If you’re looking for a delicious and easy recipe for sweet and sour pork ribs, this is the one for you! With just a handful of ingredients, this recipe focuses on showcasing the true flavors of the dish. The result is a mouthwatering and flavorful dish that is sure to be a crowd-pleaser for family dinners or special occasions.
The fall-off-the-bone pork ribs are succulent and tender with perfectly balanced sweet and sour sauce. These ribs are guaranteed to have you licking your fingers clean!
How do you prepare sweet and sour pork ribs?
- Parboliing the pork ribs: This process helps to remove any impurities or unwanted flavors from the ribs, resulting in a cleaner, more neutral taste.
- Pan-frying the ribs: This is to enhance the flavor of the ribs and infuse the oil with ginger. It also helps to sear the surface of the ribs and create a caramelized crust that adds texture to the dish.
- Braising the ribs with the sauce: The long, slow cooking process allows the ribs to absorb the flavors of the sauce and makes them fall-off-the-bone tender.
- Caramelizing the ribs: This is to thicken the sauce and intensify the flavor.

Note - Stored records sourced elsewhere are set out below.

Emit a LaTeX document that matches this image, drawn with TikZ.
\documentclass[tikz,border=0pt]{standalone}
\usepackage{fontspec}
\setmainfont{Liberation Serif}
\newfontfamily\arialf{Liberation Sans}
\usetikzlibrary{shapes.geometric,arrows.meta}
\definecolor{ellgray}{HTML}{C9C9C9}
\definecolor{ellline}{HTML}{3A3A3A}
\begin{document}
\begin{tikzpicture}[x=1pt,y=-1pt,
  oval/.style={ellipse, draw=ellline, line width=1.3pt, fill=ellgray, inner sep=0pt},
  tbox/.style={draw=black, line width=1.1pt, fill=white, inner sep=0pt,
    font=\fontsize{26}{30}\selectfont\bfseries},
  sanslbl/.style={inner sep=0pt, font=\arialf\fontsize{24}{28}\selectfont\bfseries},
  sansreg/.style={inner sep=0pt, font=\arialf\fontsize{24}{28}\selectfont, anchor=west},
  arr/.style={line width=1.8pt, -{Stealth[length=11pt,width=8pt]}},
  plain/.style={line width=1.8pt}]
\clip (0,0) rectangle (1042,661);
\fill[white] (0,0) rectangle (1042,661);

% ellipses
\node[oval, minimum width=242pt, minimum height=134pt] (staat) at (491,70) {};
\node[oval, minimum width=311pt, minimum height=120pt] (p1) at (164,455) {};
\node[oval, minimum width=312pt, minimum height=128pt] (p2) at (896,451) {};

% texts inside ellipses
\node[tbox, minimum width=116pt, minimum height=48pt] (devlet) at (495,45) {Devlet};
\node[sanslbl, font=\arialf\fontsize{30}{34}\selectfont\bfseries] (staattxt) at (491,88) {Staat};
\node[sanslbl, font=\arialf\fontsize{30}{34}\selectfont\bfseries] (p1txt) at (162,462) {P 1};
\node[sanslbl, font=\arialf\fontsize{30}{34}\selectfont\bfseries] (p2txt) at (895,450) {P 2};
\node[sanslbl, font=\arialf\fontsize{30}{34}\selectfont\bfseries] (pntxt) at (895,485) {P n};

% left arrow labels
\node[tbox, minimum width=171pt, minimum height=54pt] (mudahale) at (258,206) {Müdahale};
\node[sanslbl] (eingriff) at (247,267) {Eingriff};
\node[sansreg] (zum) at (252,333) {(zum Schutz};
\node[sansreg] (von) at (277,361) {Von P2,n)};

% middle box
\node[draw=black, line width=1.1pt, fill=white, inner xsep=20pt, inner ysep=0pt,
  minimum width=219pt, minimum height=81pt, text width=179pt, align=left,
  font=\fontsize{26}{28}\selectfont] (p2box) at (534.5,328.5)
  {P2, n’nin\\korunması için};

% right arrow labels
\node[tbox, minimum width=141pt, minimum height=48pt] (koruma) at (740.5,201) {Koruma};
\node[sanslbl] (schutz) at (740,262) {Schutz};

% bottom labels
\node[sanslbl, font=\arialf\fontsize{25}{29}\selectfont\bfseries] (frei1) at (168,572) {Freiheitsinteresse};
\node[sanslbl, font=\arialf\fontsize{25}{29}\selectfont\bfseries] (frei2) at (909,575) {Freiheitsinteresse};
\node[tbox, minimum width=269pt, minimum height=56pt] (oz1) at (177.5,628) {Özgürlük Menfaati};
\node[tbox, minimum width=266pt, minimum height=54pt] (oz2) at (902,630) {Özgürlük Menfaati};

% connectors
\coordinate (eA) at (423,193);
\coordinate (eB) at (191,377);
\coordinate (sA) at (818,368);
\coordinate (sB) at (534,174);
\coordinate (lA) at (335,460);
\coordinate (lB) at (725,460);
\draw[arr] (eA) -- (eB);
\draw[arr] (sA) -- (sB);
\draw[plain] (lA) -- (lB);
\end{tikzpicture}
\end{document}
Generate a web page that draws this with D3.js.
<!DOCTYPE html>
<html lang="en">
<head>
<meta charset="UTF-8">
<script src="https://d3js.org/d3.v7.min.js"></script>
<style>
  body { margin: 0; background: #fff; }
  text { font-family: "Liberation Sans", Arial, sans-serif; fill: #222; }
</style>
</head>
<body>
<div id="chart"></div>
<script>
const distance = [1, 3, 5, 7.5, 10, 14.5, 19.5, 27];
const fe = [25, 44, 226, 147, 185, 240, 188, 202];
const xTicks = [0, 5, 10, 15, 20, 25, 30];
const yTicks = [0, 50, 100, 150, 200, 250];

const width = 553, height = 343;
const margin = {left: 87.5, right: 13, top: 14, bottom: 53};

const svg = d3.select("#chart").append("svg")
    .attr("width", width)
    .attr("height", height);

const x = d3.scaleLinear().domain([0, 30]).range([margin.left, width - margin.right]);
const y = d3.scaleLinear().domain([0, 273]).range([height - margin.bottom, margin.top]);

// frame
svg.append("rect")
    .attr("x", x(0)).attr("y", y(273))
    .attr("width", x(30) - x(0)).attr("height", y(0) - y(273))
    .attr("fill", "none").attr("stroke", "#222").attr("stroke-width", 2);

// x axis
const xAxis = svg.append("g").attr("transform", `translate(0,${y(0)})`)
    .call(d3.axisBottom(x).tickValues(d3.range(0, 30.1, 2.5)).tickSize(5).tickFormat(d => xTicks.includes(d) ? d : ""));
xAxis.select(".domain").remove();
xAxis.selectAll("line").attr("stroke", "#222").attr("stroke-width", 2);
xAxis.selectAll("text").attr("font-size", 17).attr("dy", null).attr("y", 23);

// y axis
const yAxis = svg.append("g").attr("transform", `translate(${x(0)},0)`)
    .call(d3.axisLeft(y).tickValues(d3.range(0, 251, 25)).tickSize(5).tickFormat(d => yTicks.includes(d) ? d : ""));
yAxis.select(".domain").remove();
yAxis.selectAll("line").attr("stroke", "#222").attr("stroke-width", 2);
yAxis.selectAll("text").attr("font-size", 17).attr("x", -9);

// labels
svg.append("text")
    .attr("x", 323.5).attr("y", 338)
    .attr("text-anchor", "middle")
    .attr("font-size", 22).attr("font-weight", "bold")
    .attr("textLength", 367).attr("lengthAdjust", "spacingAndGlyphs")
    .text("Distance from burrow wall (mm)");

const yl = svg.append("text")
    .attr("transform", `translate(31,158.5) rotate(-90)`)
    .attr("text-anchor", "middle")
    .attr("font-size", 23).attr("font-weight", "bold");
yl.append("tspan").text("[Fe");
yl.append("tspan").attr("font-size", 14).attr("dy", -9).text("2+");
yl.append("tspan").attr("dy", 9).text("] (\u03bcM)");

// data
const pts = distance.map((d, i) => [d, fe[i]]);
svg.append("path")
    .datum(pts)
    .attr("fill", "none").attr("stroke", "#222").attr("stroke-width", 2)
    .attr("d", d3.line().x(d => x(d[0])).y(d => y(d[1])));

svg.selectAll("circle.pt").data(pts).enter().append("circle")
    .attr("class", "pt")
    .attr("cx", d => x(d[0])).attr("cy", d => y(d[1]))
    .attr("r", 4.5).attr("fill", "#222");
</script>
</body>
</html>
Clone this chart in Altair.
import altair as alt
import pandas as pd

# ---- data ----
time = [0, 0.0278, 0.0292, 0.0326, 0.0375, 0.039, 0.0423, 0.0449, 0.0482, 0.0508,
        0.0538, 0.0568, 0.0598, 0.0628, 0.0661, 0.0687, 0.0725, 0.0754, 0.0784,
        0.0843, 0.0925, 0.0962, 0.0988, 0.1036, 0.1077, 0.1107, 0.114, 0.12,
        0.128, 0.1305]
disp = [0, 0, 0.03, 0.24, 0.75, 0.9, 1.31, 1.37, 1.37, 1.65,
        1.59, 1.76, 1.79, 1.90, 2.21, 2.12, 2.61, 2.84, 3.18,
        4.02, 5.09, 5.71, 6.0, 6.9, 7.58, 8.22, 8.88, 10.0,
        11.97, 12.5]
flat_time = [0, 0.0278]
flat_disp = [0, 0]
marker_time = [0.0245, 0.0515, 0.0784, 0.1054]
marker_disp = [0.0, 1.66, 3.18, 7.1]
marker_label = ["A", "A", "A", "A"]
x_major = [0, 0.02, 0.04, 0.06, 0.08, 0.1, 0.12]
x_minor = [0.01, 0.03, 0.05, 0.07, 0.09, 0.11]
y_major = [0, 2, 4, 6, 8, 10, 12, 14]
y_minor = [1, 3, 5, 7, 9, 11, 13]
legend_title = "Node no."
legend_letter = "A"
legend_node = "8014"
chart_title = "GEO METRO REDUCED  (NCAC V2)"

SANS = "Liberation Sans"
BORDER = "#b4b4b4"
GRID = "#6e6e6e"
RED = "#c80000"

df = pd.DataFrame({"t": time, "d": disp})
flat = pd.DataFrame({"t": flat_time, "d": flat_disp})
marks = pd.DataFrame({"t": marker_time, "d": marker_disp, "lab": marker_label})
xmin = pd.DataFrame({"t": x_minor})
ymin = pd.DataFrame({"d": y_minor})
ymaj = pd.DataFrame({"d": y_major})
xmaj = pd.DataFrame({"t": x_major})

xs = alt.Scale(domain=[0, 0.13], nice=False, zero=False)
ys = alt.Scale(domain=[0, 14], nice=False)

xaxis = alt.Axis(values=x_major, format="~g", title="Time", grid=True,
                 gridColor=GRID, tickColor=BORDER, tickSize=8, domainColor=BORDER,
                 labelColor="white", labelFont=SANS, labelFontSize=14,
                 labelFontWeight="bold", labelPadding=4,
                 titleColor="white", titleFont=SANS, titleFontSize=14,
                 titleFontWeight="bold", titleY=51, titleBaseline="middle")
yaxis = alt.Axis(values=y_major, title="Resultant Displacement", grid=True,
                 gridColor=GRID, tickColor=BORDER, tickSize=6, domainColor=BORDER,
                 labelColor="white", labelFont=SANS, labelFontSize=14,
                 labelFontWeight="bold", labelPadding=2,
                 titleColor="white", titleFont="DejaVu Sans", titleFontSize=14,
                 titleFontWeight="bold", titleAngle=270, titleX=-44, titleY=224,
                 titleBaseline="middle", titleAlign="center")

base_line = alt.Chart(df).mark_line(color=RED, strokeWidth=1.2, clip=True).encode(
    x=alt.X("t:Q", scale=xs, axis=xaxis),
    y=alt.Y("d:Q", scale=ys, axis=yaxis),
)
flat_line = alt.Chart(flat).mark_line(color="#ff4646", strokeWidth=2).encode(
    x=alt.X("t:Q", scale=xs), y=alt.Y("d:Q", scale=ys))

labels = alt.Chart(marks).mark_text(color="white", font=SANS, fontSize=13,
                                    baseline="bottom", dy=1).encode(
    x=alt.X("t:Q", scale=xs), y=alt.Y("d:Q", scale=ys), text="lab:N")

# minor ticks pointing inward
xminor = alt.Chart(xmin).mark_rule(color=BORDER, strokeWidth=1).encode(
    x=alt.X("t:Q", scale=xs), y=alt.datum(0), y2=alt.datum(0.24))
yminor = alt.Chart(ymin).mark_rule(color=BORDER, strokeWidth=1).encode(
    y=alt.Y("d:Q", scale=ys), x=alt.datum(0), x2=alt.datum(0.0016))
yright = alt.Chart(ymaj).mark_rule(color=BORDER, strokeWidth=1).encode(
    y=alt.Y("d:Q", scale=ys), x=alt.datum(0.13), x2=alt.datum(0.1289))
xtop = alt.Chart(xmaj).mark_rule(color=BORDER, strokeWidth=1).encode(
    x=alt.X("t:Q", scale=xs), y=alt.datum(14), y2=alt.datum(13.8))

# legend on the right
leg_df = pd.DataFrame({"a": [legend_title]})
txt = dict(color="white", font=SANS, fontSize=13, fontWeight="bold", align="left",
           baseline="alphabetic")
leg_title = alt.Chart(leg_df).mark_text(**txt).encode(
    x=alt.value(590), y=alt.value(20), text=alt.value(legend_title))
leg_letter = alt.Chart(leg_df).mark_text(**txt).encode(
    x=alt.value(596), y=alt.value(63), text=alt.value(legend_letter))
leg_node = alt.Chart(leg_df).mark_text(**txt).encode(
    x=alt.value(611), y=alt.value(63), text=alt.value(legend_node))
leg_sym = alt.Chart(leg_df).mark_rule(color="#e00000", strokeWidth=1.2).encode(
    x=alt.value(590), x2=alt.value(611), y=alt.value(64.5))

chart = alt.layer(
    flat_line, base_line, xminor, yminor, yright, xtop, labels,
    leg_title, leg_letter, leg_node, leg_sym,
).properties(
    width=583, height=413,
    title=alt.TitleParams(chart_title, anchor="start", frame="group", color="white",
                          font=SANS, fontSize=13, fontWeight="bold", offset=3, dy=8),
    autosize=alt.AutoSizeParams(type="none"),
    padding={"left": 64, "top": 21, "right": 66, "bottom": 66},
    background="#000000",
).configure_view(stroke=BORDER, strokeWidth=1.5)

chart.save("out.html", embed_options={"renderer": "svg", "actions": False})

Can I use a different cut of pork for this recipe?
While you can use a different cut of pork for this recipe, using a cut of pork with bones tends to work best. Pork cuts with bones that have more fat and collagen are able to withstand longer cooking times and come out tender and juicy.
Can I make the sauce sweeter or sourer?
Yes, you can adjust the sweetness and sourness of the sauce to your taste by adjusting the amount of sugar and vinegar you use.
Can I prepare this recipe in advance?
Yes, you can prepare this dish in advance and reheat it when you are ready to serve.
More pork recipes to try:
If you’re looking for a new and delicious way to enjoy pork ribs, give this recipe a try. You’ll love it!
Finger Licking Sweet and Sour Pork Ribs
- 800 g pork ribs (cut into about 5-10cm long riblets)
- 3 tablespoon oil
- 1 tablespoon soy sauce
- 3.5 tablespoon Chinese dark vinegar
- 2 tablespoon rice wine
- 1 tablespoon sugar
- 3 slices ginger
- Parboiling — Bring water to a boil in a saucepan. Put the pork ribs into a saucepan and boil for 5 minutes. Discard the hot water and wash the gunk off the pork ribs with cold water.
- Pan frying-- Heat the oil, ginger and pork ribs over medium heat, when it starts sizzling, add the sugar, and stir fry until pork ribs are lightly brown.
- Braising — Add soy sauce, 3 tablespoon vinegar, rice wine and water(about 1.5 cups) to cover the pork ribs. Lower heat to a simmer, cover with a lid and continue braising for about 60 minutes.
- Caramelizing — Turn to high heat, take the cover off and let the liquid evaporate and thicken. Add 1/2 tablespoon vinegar, turn and mix the pork ribs until the sauce is browned and sizzling.